Monday, Jul. 19, 1971
I'M just your typical, over-the-hill jock," he insists. Yet typical is hardly the word to describe Ray Kennedy, TIME's Sport editor and author of this week's cover story on Lee Trevino, golf's new superstar.
A native Cincinnatian, Kennedy graduated from Notre Dame in 1955, was soon drafted and sent to Japan. An "entertainment specialist," he directed his Army buddies in such plays as Inherit the Wind and Stalag 17 and after leaving the service, he joined a summer-stock cast of Mr. Roberts. Kennedy next appeared in Chicago as a real-life police reporter with the City News Bureau. "They would have paid me $35 a week," he said, "but I had a college degree, so I got $40."
In 1962 Kennedy joined TIME's Chicago bureau, later came to New York to become one of our most prolific "entertainment specialists," writing a dozen covers including those on rock 'n' roll, Rowan and Martin, Rudolf Nureyev, and the Frazier-Ali championship bout. Not long after he wrote our cover on television commercials, Kennedy, his wife Patsy and their eight children made a few commercials themselves.
Patsy now has a new extracurricular scheme. Accustomed to chauffeuring her kids to and from their West Side Manhattan apartment, she has applied to become a licensed cabbie as soon as her ninth child is born in December. Says Patsy: "I'm looking forward to the fun part of driving a taxi--bawling out the customers."

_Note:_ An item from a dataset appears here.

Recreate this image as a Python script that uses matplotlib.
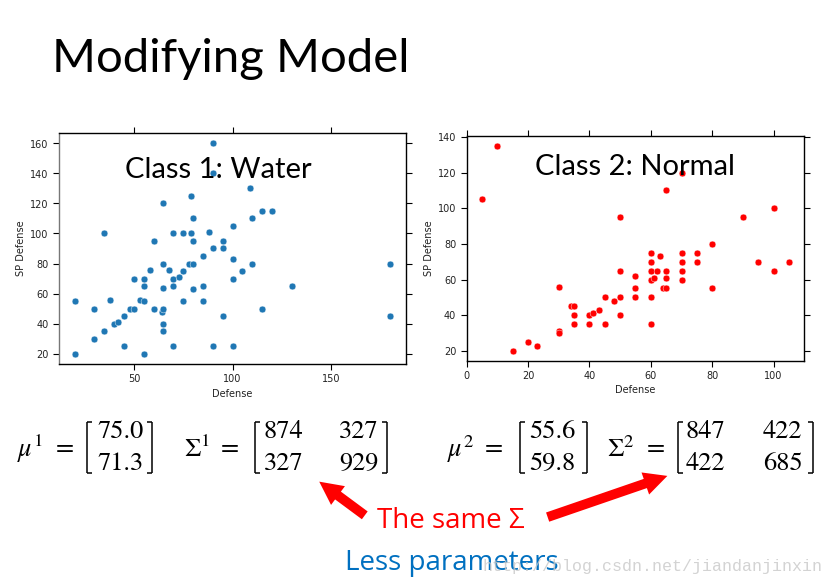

When Kennedy started writing Sport, he brought with him a lifelong obsession with competitive play. He was considered the TIME softball team's ace pitcher till the squad opened its ranks to women players. "I hung up my sneakers," says Kennedy, "because when it comes to softball, I'm a real male chauvinist pig. Somehow I cannot see myself hook-sliding into a lovely second baselady."